Chennai: The foreign direct investments into India saw a 13 per cent increase in 2024, according to the UN's trade and development body. Along with the US, India was the top recipient of FDI in manufacturing projects.
“India recorded a 13 per cent increase in FDI, boosted by growth in greenfield project announcements. They rose by 13 per cent in India, where greenfield project announcements also increased in number and value,” UNCTAD said in its report.
Though UNCTAD did not specify the total investments received by India, based on its June report on FDI, India had seen a 43 per cent decline in FDI inflows into India in 2023 at $28 billion.
Having grown 13 per cent in 2024, India should have seen FDI inflows of $31.8 billion. In 2023, India witnessed FDI inflows of $28,163 million against $49,380 million in 2022, a decline of 28 per cent. In 2020, the country received FDI inflows of $64,072 million and in 2021, the inflows had declined to $44,763 million.

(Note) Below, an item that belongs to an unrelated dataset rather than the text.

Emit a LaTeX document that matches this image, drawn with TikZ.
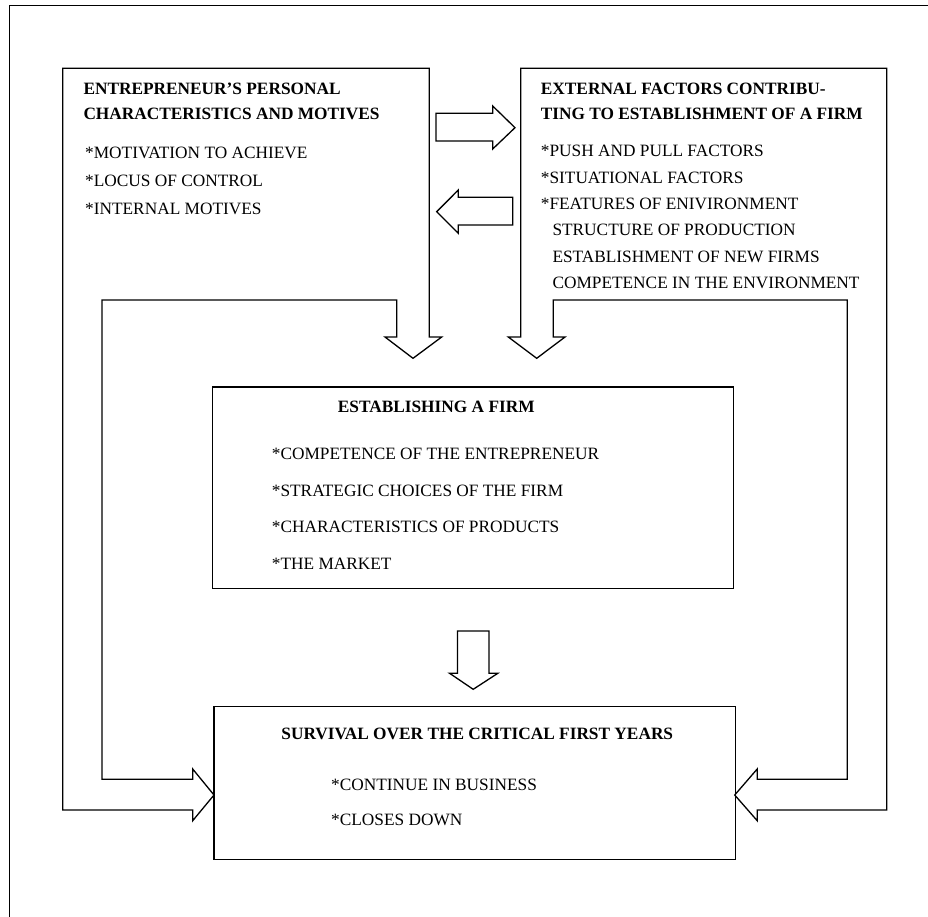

According to UNCTAD, two countries experienced significant growth in manufacturing projects in 2024, reaching new record levels - the United States and India. In the United States, the value increase was driven by major semiconductor projects and automotive projects. In India, semiconductor projects and basic metals projects contributed to the rise in manufacturing activity.
The investment of $16.5 billion by ArcelorMittal for the production of basic metal and metal products in India was one of the top five global FDIs in 2024. The UNCTAD report said that the investment is expected to create 20,000 jobs. Taiwan-based Powerchip Technology company’s investment of $11 billion in India too secured a place in top 10 FDIs.
Despite India seeing a rise in FDI, Asia saw inflows decline by 7 per cent in 2024 to $588 billion. China faced a 29 per cent drop in inflows and it was 40 per cent below its 2022 peak.
Global FDI flows reached an estimated $1.4 trillion in 2024, an increase of 11 per cent. However, excluding financial flows through European conduit economies they were down about 8 per cent. FDI to developing countries declined 2 per cent, marking a second consecutive annual fall for the Global South and challenges progress on the Sustainable Development Goals (SDGs), which rely heavily on international project finance.
However, FDI increased marginally in ASEAN and more significantly in Africa, South Asia (India), and Central America and the Caribbean, UNCTAD said.